Background¶
Introduction¶
Data Science has been attracting smart people who have different backgrounds, experience, and field knowledge. The transformation journey from other disciplines into data science is not a straight forward process. It is time and effort consuming based on the motivation, the background, and the industry where the data scientist wants to work. The data science new joiners follow multiple paths to sharp their data science skills. Some of these paths are:
- Online courses: Some E-learning platforms, e.g., LinkedIn-learning, provide practical courses to solve specific data science problems. Other platforms, such as Coursera, offer theory-based courses. In LinkedIn-learning platform alone, there are 400+ courses related to data science. Selecting the best courses among all of those numerous courses is a challenge for newbies.
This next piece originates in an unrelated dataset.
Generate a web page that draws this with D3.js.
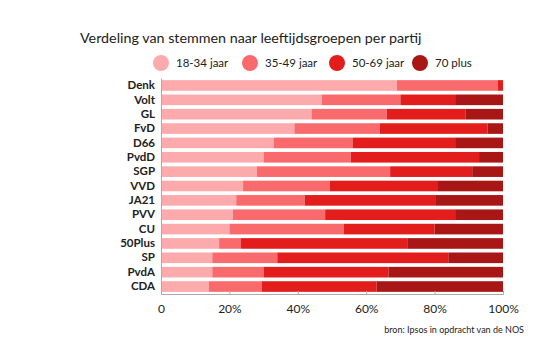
<!DOCTYPE html>
<html><head><meta charset="utf-8">
<script src="https://cdn.jsdelivr.net/npm/d3@7"></script>
<style>body{margin:0;background:#fff;}svg{display:block;}</style>
</head><body>
<svg id="c" width="559" height="355"></svg>
<script>
const parties = ["Denk","Volt","GL","FvD","D66","PvdD","SGP","VVD","JA21","PVV","CU","50Plus","SP","PvdA","CDA"];
const groups = ["18-34 jaar","35-49 jaar","50-69 jaar","70 plus"];
const age18_34 = [69,47,44,39,33,30,28,24,22,21,20,17,15,15,14];
const age35_49 = [29.5,23,22,25,23,25.5,39,25.4,20,27,33.5,6.4,19,15,15.5];
const age50_69 = [1.5,16,23,31.5,30,37.5,24,31.6,38.4,38,26.5,48.6,50,36.5,33.5];
const age70plus = [0,14,11,4.5,14,7,9,19,19.6,14,20,28,16,33.5,37];
const ticks = [0,20,40,60,80,100];
const colors = ["#fcaaac","#f96a6d","#e31d1b","#a81616"];

const series = [age18_34, age35_49, age50_69, age70plus];
const rows = parties.map((p,i)=>{const o={party:p}; groups.forEach((g,j)=>o[g]=series[j][i]); return o;});
const stack = d3.stack().keys(groups)(rows);

const svg = d3.select("#c");
const font = "Lato, 'Open Sans', sans-serif";
const x = d3.scaleLinear().domain([0,100]).range([161,503]);
const y = d3.scaleBand().domain(parties).range([78,294]).paddingInner(0.26).paddingOuter(0.15);

svg.append("text").attr("x",80).attr("y",43).attr("font-family",font).attr("font-size",14.3)
  .attr("fill","#222").text("Verdeling van stemmen naar leeftijdsgroepen per partij");

const lx = [161,250,337,420];
const lg = svg.append("g");
groups.forEach((g,i)=>{
  lg.append("circle").attr("cx",lx[i]).attr("cy",63).attr("r",8).attr("fill",colors[i]);
  lg.append("text").attr("x",lx[i]+15).attr("y",67).attr("font-family",font).attr("font-size",11.5)
    .attr("fill","#222").text(g);
});

svg.append("g").selectAll("g").data(stack).join("g").attr("fill",(d,i)=>colors[i])
  .selectAll("rect").data(d=>d).join("rect")
  .attr("x",d=>x(d[0])).attr("width",d=>Math.max(0,x(d[1])-x(d[0])))
  .attr("y",d=>y(d.data.party)).attr("height",y.bandwidth());

// axes
const xa = svg.append("g").attr("transform","translate(0,294)")
  .call(d3.axisBottom(x).tickValues(ticks).tickFormat(d=>d===0?"0":d+"%").tickSize(-3).tickPadding(10));
xa.select(".domain").attr("stroke","#aaa");
xa.selectAll(".tick line").attr("stroke","#aaa");
xa.selectAll("text").attr("font-family",font).attr("font-size",12).attr("fill","#222");

const ya = svg.append("g").attr("transform","translate(161,0)")
  .call(d3.axisLeft(y).tickSize(0).tickPadding(6));
ya.select(".domain").attr("stroke","#aaa");
ya.selectAll("text").attr("font-family",font).attr("font-size",11.5).attr("font-weight","bold").attr("fill","#222");

svg.append("text").attr("x",524).attr("y",333).attr("text-anchor","end").attr("font-family",font)
  .attr("font-size",9).attr("fill","#222").text("bron: Ipsos in opdracht van de NOS");
</script>
</body></html>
Moreover, the theory-based courses require solid mathematical knowledge, especially in calculus and linear algebra.
- Data Science online platforms: Such platforms, like Kaggle, offer playground or prize-based competitions. Junior data scientists can learn a lot by applying their knowledge and reading kernels, which data scientists write to share their experience. Poorly written code and lack of documentation can be frustrating for newbies who want to learn what happened behind the scenes.
- Manuals of well-known data science frameworks: There are many open-source frameworks which provide an industry-proven implementation of many methods that have been used by data scientists. Many of these frameworks don’t share the same syntax. Data scientists may need to learn new syntax each time they switch to a new framework.
- Learning from senior data scientists: Onboarding junior data scientists may require time which senior data scientists don’t always have.
Data scientists may use AutoML to produce multiple types of models as an alternative to digging deep in data and gaining new knowledge. AutoML can create a large number of models. However, it doesn’t guarantee that the user gets the model that satisfies the quality requirements. It needs a long time for testing a wide range of hyperparameters values. Model reproducibility can be an issue when creating models using AutoML.